I hope that you can reconstruct the pay that graduate students earned verses year, because it’ll make you laugh to hear how grateful we all were for this level of support. The people in the year before me—I think it might’ve been measured in the hundreds of dollars per month, or a thousand dollars per month or something like that. It was really pitiful, and several of them I believe were on food stamps, and you just buy the Brand X macaroni and cheese. Nonetheless, we were delighted to have it, and it went up rapidly thereafter. It became a very good life as a graduate student, and some would say we got too comfortable as graduate students. My particular story is that for a while I held the record for the longest time at LPL as a graduate student—eight and a half years. Bill Merline doubled my record. For a while I was very concerned that he drive safely and cross the street carefully so that he would successfully graduate and I wouldn’t hold the record anymore.
William Bottke
I really think here in Arizona there was a special rapport between the students and the faculty. We had a really good group of students; we really cared about one another, we liked to have fun together and do things together, and the faculty tried to encourage that.

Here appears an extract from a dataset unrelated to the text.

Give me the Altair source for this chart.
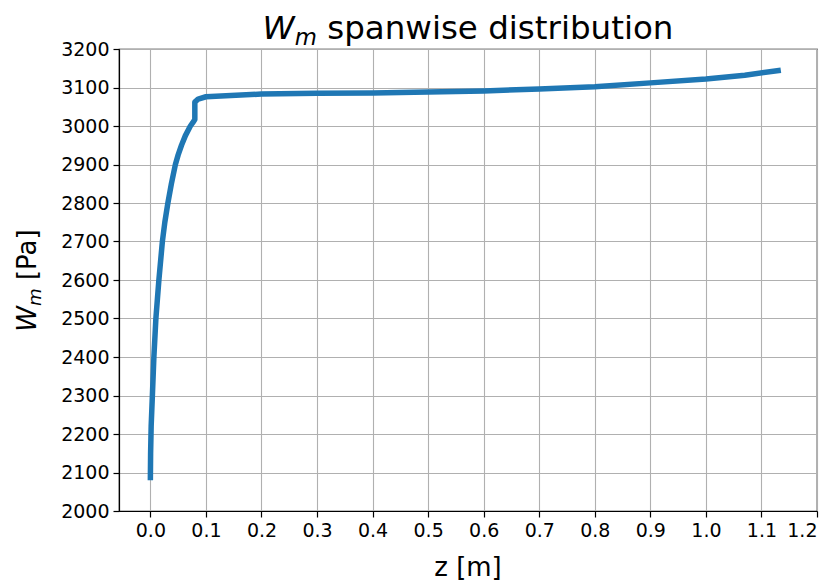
import altair as alt
import pandas as pd

# ---- data ----
z_m = [0.0, 0.0004, 0.0014, 0.0036, 0.0063, 0.0099, 0.0153, 0.0216, 0.026, 0.0315,
       0.0378, 0.045, 0.050, 0.056, 0.063, 0.072, 0.076, 0.080, 0.080,
       0.086, 0.100, 0.200, 0.300, 0.400, 0.500, 0.600, 0.700, 0.800, 0.900,
       1.000, 1.070, 1.130]
w_pa = [2087, 2150, 2220, 2300, 2400, 2500, 2600, 2700, 2750, 2800,
        2850, 2900, 2925, 2950, 2975, 3000, 3008, 3017, 3062,
        3070, 3076, 3083, 3085, 3086, 3088, 3091, 3096, 3102, 3112,
        3122, 3132, 3144]

x_ticks = [0.0, 0.1, 0.2, 0.3, 0.4, 0.5, 0.6, 0.7, 0.8, 0.9, 1.0, 1.1, 1.2]
y_ticks = [2000, 2100, 2200, 2300, 2400, 2500, 2600, 2700, 2800, 2900, 3000, 3100, 3200]

title_sym = "W"
title_sub = "m"
title_rest = "spanwise distribution"
ylab_sym = "W"
ylab_sub = "m"
ylab_rest = "[Pa]"
xlab = "z [m]"

FONT = "DejaVu Sans"
W, H = 698, 462
TICK_FS = 19
LAB_FS = 26
TITLE_FS = 32.5

df = pd.DataFrame({"z": z_m, "w": w_pa, "idx": list(range(len(z_m)))})

line = alt.Chart(df).mark_line(
    color="#1f77b4", strokeWidth=5.5, strokeCap="square", strokeJoin="round"
).encode(
    x=alt.X("z:Q", scale=alt.Scale(domain=[-0.0565, 1.2], nice=False, zero=False),
            axis=alt.Axis(values=x_ticks, format=".1f", title=None)),
    y=alt.Y("w:Q", scale=alt.Scale(domain=[2000, 3200], nice=False, zero=False),
            axis=alt.Axis(values=y_ticks, format="d", title=None)),
    order=alt.Order("idx:Q"),
)


def txt(text, x, y, size, style="normal", angle=0):
    return alt.Chart(pd.DataFrame({"t": [text]})).mark_text(
        x=x, y=y, align="left", baseline="alphabetic", font=FONT,
        fontSize=size, fontStyle=style, angle=angle, color="black",
    ).encode(text="t:N")


# title pieces
t_w_sym = 0.989 * TITLE_FS
t_sub_fs = TITLE_FS * 0.7
t_w_sub = 0.974 * t_sub_fs
t_w_rest = 10.65 * TITLE_FS
t_total = t_w_sym + t_w_sub + 0.318 * TITLE_FS + t_w_rest
tx0 = W / 2 - t_total / 2
ty = -10
title_layers = [
    txt(title_sym, tx0, ty, TITLE_FS, "italic"),
    txt(title_sub, tx0 + t_w_sym, ty + 6, t_sub_fs, "italic"),
    txt(title_rest, tx0 + t_w_sym + t_w_sub + 0.318 * TITLE_FS, ty, TITLE_FS),
]

# y label pieces (rotated)
y_sub_fs = LAB_FS * 0.7
y_w_sym = 0.989 * LAB_FS
y_w_sub = 0.974 * y_sub_fs
y_total = y_w_sym + y_w_sub + 2.314 * LAB_FS
ly0 = H / 2 + y_total / 2
lx = -83
ylab_layers = [
    txt(ylab_sym, lx, ly0, LAB_FS, "italic", 270),
    txt(ylab_sub, lx + 5, ly0 - y_w_sym, y_sub_fs, "italic", 270),
    txt(ylab_rest, lx, ly0 - y_w_sym - y_w_sub - 0.318 * LAB_FS, LAB_FS, "normal", 270),
]

xlab_layer = alt.Chart(pd.DataFrame({"t": [xlab]})).mark_text(
    x=W / 2, y=H + 65, align="center", baseline="alphabetic", font=FONT,
    fontSize=LAB_FS, color="black",
).encode(text="t:N")

chart = alt.layer(line, *title_layers, *ylab_layers, xlab_layer).properties(
    width=W, height=H,
    autosize=alt.AutoSizeParams(type="none"),
    padding={"left": 111, "top": 41, "right": 8, "bottom": 72},
    background="white",
).configure_view(
    stroke="black", strokeWidth=1.2
).configure_axis(
    grid=True, gridColor="#b0b0b0", gridWidth=1.1,
    domain=True, domainColor="black", domainWidth=1.2,
    ticks=True, tickColor="black", tickSize=6, tickWidth=1.2,
    labelFont=FONT, labelFontSize=TICK_FS, labelColor="black", labelPadding=4,
)

chart.save("out.html", embed_options={"renderer": "svg", "actions": False})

Also, we took on a lot of traditions that had been passed down through the years by the older grad students. I think that helped the connections a bit. A few faculty would come out to beers with us from time to time, and they also went to field trips and everything else. So I always felt closeness to them. In my later grad student years I heard a complaint through the grapevine that grad students were too happy, so they never want to leave. There was some truth to that. We were having so much fun. You’re not getting paid much money, but you don’t have any responsibility except your science.

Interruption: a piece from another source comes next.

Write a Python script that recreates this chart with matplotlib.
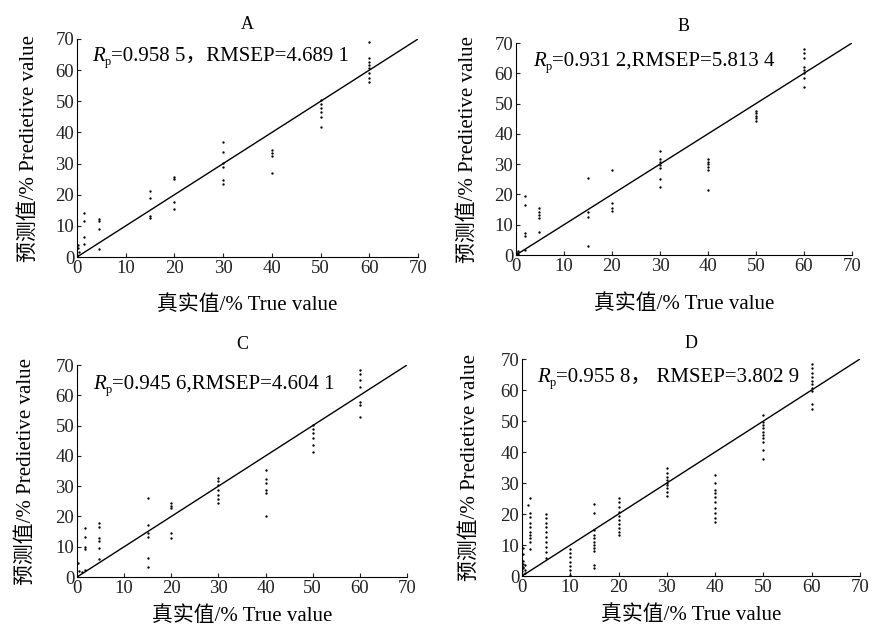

In some ways you have extreme freedom: You’re young, you can do what you want, you can work in the science you want, you don’t have to worry about writing proposals to bring in the bills or anything else, and we all enjoyed one another. We enjoyed the place. We just had a great time. It probably did take us a year or two longer to get out because we were having too much fun.
Guy Consolmagno
There was tremendous pressure being a grad student. The pressure was mostly in ourselves; we pushed ourselves harder than any faculty could. But you could get overwhelmed by it, and sometimes for relief the best thing would be when we were invited to go talk to grade school kids. Then you could show the pictures and then you remembered why you were doing this in the first place.
Nicholas Schneider
When I was a student, there was a tradition [when you graduated] that would you take your nametag—they were all made in a particular form; they were exactly the same size and same font—and you would transfer it to a certain bulletin board. We were not the first generation of students there, but to realize that you were part of this—it was like manning a ship. We knew that we were building the field of planetary science, and that list now is probably ten times longer than when I was there. I don’t know how long that tradition lasted or if anybody’s taken a photo of it. It was the great ritual: Pulling my nametag off the door and putting it on the list of PhD’s from this Department.
Mark Sykes
We all had these little cardboard nametags that were taped to our doors. When you went to the ghetto, there was a corkboard up there. The door tags of every person who got their degree were put up on this board. When I arrived there was half a dozen or so people up there. By the time I left, of course, there was more. Everybody who got their PhD would put their name up there, and it went back to the very first graduate of the Department, Wayne Slattery.
Unfortunately when they got rid of the ghetto, it disappeared. There’s no memorial, if you will, to all the people who have gone through that Department. And the Department’s generated a lot of people in the profession over the years.